JORDAN RIVER, Occupied West Bank — A slight breeze stirs the reeds and rushes. The water flows so slowly it seems still. At this tranquil curve of the Jordan, tradition has it, Jesus was immersed by St. John the Baptist.
The illusion of peace is fleeting.
Coils of barbed wire rim the river a few steps away. An Israeli army truck carrying three men with machine guns has led the way to the baptismal site, passing signs that say in English, Hebrew and Arabic: "Danger--Mines."
Jesus Christ, the Prince of Peace, spent his life in what has been for centuries a land of war. The sites of his birth, baptism and burial are on disputed land still fought over by Israelis and Palestinians.
In Bethlehem again this year, hundreds of armed Israeli soldiers will guard the square surrounding the Church of the Nativity on Christmas Eve because of the 3-year-old Palestinian uprising.
The city's mayor, Elias Freij, a Greek Orthodox Christian, has ordered municipal Christmas celebrations canceled for the fourth year in sympathy with the uprising against Israel's occupation of the West Bank and Gaza Strip.
Earlier this year, a Palestinian flag flew from the Church of the Holy Sepulcher, the site of Christ's burial in Jerusalem, to protest Jewish settlers trying to take over a hostel owned by the Greek Orthodox Church.
Here on the Jordan, the site of Christ's baptism lies in the no-man's-land along the Israeli-Jordanian frontier--beyond a fence topped with barbed wire, surrounded by bunkers and mines.
The area is usually opened only twice a year: on Jan. 18, the eve of the Greek Orthodox Epiphany, or 12th day of Christmas, marking the revelation of Jesus as the Christ, and in October for a baptism ceremony by the Roman Catholic Franciscan order.
This year, Israel's Tourism Ministry opened it for reporters as part of a pre-Christmas tour that concentrated on Christ's baptism and wanderings in the Judean desert.
His journey from Galilee to the Jordan, and the baptism, are described in Matthew 3:13-17: "And Jesus, when he was baptized, went up straightway out of the water: and lo, the heavens were opened unto him, and he saw the Spirit of God descending like a dove, and lighting upon him:
"And lo a voice from heaven, saying, 'This is my beloved Son, in whom I am well pleased.' "
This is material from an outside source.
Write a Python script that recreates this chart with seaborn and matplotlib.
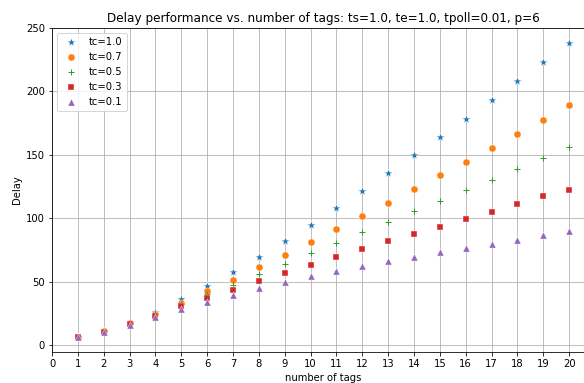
import numpy as np
import pandas as pd
import seaborn as sns
import matplotlib
matplotlib.use('Agg')
import matplotlib.pyplot as plt

# Values.
num_tags = list(range(1, 21))
delay_tc10 = [6.0, 10.8, 18.1, 26.0, 36.0, 46.3, 57.6, 69.2, 81.8, 94.6,
              107.8, 121.5, 135.4, 149.8, 163.8, 178.5, 193.2, 208.2, 223.4, 238.4]
delay_tc07 = [6.0, 10.8, 17.6, 24.7, 33.1, 42.6, 51.3, 61.3, 71.2, 81.2,
              91.5, 101.7, 112.2, 123.0, 133.8, 144.3, 155.4, 166.4, 177.1, 189.0]
delay_tc05 = [6.0, 10.6, 17.1, 24.2, 32.0, 40.0, 47.6, 55.8, 63.9, 72.6,
              80.7, 88.9, 97.0, 105.7, 113.6, 122.0, 130.4, 138.8, 147.5, 155.9]
delay_tc03 = [6.0, 10.5, 16.6, 23.1, 30.5, 37.3, 43.6, 50.7, 56.8, 63.3,
              69.4, 75.5, 81.8, 87.8, 93.3, 99.1, 104.9, 111.2, 117.3, 122.2]
delay_tc01 = [6.0, 10.0, 15.5, 21.8, 28.4, 33.9, 39.2, 45.0, 49.9, 54.4,
              58.4, 62.5, 66.0, 69.6, 73.1, 76.5, 79.9, 83.0, 86.5, 89.9]

# label, values, marker, colour, marker size, edge width
series = [
    ('tc=1.0', delay_tc10, '*', 'tab:blue', 80, 0.4),
    ('tc=0.7', delay_tc07, 'o', 'tab:orange', 50, 0.4),
    ('tc=0.5', delay_tc05, '+', 'tab:green', 45, 1.0),
    ('tc=0.3', delay_tc03, 's', 'tab:red', 45, 0.4),
    ('tc=0.1', delay_tc01, '^', 'tab:purple', 50, 0.4),
]

fig = plt.figure(figsize=(584 / 72, 383 / 72), dpi=72)
ax = fig.add_axes([52 / 584, 31 / 383, 543 / 584, 324 / 383])

for label, values, marker, color, size, lw in series:
    df = pd.DataFrame({'n': num_tags, 'delay': values})
    sns.scatterplot(data=df, x='n', y='delay', marker=marker, color=color,
                    label=label, s=size, linewidth=lw, ax=ax, zorder=3)

ax.set_xticks(range(0, 21))
ax.set_xlim(0, 21)
ax.set_ylim(-5.6, 250)
ax.grid(True)
ax.set_axisbelow(True)
ax.set_xlabel('number of tags')
ax.set_ylabel('Delay')
ax.set_title('Delay performance vs. number of tags: ts=1.0, te=1.0, tpoll=0.01, p=6')
ax.legend(loc='upper left')

fig.savefig('out.png', dpi=72)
After his baptism, Jesus went into the surrounding desert and was tempted by the devil for 40 days, the Bible says. The Monastery of the Temptation, on a cliff west of Jericho, stands where tradition says he rejected Satan's coaxing.
To understand Christ's life in the desert, monks for hundreds of years have lived along the river and in the rugged hills above the Jordan Valley. Up to 100 monasteries had been built by the time a Persian invasion destroyed them in the 7th Century.
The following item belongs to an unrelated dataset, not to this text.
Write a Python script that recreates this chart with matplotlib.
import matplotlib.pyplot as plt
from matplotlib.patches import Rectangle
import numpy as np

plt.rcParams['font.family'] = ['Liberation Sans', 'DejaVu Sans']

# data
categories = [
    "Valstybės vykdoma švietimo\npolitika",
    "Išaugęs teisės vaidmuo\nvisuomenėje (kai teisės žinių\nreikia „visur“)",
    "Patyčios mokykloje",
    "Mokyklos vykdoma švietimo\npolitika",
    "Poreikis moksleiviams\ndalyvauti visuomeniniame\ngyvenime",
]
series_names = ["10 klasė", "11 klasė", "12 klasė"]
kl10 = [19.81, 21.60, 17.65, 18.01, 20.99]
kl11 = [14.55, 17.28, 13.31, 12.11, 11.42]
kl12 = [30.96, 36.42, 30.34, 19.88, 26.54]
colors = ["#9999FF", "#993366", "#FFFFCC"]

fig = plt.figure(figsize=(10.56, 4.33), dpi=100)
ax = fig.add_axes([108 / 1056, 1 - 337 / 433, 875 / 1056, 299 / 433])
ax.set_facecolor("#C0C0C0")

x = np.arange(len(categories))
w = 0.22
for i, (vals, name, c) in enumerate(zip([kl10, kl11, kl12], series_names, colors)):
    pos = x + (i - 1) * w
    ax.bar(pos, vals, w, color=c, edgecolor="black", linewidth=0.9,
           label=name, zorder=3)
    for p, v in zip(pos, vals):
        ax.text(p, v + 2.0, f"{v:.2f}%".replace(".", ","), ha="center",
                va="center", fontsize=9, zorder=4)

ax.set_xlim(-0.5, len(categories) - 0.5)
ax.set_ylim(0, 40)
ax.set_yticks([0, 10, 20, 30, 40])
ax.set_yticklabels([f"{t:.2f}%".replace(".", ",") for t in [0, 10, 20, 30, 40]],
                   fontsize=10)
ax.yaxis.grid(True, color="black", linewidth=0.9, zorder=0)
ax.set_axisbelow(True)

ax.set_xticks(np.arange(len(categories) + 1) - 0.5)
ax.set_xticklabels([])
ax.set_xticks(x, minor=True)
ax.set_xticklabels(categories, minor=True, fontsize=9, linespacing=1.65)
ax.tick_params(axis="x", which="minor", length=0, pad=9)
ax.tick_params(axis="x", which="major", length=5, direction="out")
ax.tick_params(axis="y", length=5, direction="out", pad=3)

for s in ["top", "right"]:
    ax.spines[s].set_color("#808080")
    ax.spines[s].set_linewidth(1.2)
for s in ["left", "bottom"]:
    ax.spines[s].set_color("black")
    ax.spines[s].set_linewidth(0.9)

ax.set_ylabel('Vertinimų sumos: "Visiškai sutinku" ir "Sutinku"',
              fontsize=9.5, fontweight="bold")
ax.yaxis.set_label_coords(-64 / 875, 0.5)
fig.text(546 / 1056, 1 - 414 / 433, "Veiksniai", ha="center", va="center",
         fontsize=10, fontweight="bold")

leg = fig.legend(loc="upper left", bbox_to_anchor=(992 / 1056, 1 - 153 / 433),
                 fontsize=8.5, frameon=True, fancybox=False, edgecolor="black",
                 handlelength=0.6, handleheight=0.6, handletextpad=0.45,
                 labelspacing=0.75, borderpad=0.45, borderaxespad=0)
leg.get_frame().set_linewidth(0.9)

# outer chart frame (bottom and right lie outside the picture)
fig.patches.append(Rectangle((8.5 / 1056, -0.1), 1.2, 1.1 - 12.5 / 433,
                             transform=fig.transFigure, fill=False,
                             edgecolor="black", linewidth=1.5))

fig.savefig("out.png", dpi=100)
That was but one chapter in a history of war that extends from the ancient battles of the Philistines, Canaanites and Israelites to modern world wars and the five Arab-Israeli conflicts.
Eleven monasteries stood along the Jordan near the baptismal site in recent times, but Israel closed the area along the bank in 1970 because of attacks from Jordan by Palestinians hoping to regain their homeland.
David Bivin, a Christian biblical scholar who helped guide the reporters, said it was here that Jesus received the inspiration for his later life from the bat kol-- Hebrew for divine voice--that spoke from the skies after his baptism.
"Perhaps the real mission of Jesus began in the wilderness with that announcement," Bivin said.
From the Jordan, Jesus went to the desert and from there returned to Galilee to deliver the Sermon on the Mount, the Bible says.
His message, in Matthew 5:9, still speaks to the land of his birth: "Blessed are the peacemakers, for they shall be called the children of God."